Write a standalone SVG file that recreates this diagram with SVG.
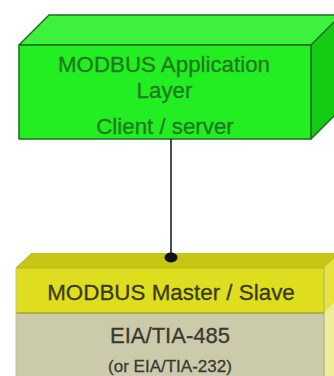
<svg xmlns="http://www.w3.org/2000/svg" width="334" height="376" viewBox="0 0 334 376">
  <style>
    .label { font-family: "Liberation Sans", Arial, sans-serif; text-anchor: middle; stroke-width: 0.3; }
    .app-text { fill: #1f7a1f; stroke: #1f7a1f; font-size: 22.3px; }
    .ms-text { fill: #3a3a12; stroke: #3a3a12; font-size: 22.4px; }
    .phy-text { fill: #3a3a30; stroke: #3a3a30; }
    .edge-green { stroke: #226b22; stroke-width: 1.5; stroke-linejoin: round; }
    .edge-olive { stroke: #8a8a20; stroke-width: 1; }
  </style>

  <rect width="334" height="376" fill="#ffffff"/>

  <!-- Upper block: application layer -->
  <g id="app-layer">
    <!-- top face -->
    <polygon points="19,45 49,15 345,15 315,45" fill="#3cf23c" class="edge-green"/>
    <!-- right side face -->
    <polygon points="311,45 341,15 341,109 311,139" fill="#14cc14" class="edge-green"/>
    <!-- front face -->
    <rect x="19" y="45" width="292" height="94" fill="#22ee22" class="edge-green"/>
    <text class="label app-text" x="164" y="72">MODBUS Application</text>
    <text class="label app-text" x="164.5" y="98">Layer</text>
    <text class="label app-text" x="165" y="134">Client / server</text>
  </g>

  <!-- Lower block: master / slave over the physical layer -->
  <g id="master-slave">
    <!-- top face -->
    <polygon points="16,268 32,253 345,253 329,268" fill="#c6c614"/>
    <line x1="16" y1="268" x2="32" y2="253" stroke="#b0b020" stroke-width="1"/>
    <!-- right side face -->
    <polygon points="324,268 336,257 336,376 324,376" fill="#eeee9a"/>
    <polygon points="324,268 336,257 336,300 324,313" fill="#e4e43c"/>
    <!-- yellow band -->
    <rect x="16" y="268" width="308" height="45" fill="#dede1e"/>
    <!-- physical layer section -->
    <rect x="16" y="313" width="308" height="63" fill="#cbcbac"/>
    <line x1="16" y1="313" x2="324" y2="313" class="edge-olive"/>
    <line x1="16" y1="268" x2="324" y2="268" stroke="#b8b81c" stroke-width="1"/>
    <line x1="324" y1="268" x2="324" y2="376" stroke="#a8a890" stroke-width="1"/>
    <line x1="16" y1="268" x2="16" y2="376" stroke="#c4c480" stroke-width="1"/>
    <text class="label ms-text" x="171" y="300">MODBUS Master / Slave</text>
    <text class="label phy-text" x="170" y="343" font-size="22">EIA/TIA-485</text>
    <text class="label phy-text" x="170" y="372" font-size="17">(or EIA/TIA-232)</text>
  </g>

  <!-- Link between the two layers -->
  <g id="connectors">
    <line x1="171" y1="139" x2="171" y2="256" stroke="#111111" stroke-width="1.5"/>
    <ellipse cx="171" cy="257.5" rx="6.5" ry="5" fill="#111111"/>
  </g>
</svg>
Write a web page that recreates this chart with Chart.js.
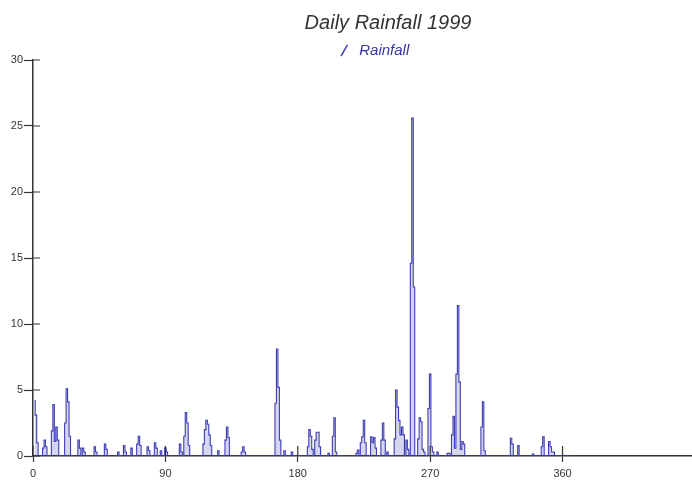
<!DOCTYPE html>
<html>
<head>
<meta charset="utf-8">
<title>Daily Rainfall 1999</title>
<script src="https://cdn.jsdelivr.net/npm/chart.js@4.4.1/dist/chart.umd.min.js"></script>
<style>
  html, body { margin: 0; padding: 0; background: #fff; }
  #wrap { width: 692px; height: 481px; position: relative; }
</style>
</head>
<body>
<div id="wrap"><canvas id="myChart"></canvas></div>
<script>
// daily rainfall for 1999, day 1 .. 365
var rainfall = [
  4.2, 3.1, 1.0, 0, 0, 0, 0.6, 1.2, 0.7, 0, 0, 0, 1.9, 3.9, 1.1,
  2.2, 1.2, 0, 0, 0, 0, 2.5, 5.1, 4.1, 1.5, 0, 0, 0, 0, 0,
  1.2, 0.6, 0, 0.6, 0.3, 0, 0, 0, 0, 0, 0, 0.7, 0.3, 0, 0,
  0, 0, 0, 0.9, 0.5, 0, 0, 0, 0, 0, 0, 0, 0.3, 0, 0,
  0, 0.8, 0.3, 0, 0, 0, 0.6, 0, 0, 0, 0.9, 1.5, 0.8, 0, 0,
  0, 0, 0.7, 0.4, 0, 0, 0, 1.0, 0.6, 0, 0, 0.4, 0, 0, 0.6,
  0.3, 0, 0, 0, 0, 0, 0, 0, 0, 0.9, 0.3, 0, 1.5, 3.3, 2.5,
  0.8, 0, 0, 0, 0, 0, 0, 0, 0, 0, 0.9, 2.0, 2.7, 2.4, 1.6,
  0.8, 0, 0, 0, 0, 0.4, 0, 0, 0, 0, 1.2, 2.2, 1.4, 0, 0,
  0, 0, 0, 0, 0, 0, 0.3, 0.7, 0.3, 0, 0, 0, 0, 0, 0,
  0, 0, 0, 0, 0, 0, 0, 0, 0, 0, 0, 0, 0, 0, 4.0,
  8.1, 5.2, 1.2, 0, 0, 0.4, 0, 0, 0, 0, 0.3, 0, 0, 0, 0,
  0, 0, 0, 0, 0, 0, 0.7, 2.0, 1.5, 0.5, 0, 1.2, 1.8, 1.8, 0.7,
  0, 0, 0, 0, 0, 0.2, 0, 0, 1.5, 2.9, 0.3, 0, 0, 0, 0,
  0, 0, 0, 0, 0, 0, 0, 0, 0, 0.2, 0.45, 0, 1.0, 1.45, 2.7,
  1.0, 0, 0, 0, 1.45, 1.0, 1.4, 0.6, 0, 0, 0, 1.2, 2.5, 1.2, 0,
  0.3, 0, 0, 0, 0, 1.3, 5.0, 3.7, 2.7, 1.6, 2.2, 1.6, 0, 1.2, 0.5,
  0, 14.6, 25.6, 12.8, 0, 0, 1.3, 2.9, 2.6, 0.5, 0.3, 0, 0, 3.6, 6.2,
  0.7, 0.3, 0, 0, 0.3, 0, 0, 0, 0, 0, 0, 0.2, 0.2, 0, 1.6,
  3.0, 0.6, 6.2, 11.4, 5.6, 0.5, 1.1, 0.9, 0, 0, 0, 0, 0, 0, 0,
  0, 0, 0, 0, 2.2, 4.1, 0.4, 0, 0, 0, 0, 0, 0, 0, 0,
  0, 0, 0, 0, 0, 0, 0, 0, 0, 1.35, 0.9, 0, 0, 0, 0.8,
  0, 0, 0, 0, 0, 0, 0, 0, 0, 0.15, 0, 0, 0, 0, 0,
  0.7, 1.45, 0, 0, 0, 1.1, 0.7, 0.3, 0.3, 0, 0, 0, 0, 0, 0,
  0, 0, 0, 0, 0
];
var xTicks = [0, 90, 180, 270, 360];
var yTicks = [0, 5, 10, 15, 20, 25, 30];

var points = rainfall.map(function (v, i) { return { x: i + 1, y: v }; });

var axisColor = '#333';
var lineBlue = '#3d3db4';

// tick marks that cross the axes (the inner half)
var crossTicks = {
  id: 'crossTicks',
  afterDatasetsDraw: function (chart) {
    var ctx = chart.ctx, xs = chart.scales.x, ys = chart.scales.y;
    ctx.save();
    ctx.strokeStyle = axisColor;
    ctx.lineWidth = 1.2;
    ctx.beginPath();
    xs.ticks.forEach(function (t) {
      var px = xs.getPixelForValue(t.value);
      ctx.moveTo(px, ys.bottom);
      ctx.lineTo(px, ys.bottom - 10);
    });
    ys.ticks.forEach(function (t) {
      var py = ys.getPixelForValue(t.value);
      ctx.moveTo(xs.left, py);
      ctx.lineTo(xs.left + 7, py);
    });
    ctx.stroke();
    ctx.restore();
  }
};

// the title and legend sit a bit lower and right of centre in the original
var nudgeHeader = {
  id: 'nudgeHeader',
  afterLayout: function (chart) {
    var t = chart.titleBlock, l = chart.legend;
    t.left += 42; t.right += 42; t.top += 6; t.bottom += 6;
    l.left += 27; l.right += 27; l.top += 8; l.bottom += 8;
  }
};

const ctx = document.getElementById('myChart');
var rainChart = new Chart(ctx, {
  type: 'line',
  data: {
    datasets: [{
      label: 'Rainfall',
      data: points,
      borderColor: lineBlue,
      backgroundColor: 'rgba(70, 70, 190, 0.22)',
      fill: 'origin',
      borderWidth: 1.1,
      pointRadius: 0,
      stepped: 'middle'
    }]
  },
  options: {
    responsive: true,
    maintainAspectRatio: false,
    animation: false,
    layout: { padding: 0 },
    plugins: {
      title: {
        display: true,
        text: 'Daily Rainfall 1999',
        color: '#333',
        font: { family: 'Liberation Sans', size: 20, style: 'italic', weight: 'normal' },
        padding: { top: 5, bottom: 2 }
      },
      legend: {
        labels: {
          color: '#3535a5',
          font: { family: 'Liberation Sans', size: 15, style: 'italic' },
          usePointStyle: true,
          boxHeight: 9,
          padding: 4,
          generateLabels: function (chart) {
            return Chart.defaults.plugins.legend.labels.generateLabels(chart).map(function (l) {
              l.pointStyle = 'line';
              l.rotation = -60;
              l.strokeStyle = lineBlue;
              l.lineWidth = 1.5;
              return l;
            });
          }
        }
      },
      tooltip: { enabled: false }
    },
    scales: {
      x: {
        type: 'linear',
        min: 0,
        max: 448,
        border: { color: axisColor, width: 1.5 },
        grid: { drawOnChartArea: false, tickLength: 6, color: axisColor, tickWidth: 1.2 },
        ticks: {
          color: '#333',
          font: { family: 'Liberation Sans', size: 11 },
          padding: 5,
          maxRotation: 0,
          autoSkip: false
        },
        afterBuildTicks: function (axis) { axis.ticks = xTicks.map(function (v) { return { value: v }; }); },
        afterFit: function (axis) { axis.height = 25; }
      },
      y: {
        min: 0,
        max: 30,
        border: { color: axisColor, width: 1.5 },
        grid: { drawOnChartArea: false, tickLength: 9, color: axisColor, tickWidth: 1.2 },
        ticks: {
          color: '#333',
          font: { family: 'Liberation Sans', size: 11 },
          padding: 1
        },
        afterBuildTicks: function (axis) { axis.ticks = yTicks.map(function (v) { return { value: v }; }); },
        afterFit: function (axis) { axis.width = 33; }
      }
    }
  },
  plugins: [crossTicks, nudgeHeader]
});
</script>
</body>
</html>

+++++

▶ _WHAT IS NEEDED_
Pick out the lines containing the string "recreates".

▶ _SOLUTION FOR THIS EXERCISE_
Write a standalone SVG file that recreates this diagram with SVG.
Write a web page that recreates this chart with Chart.js.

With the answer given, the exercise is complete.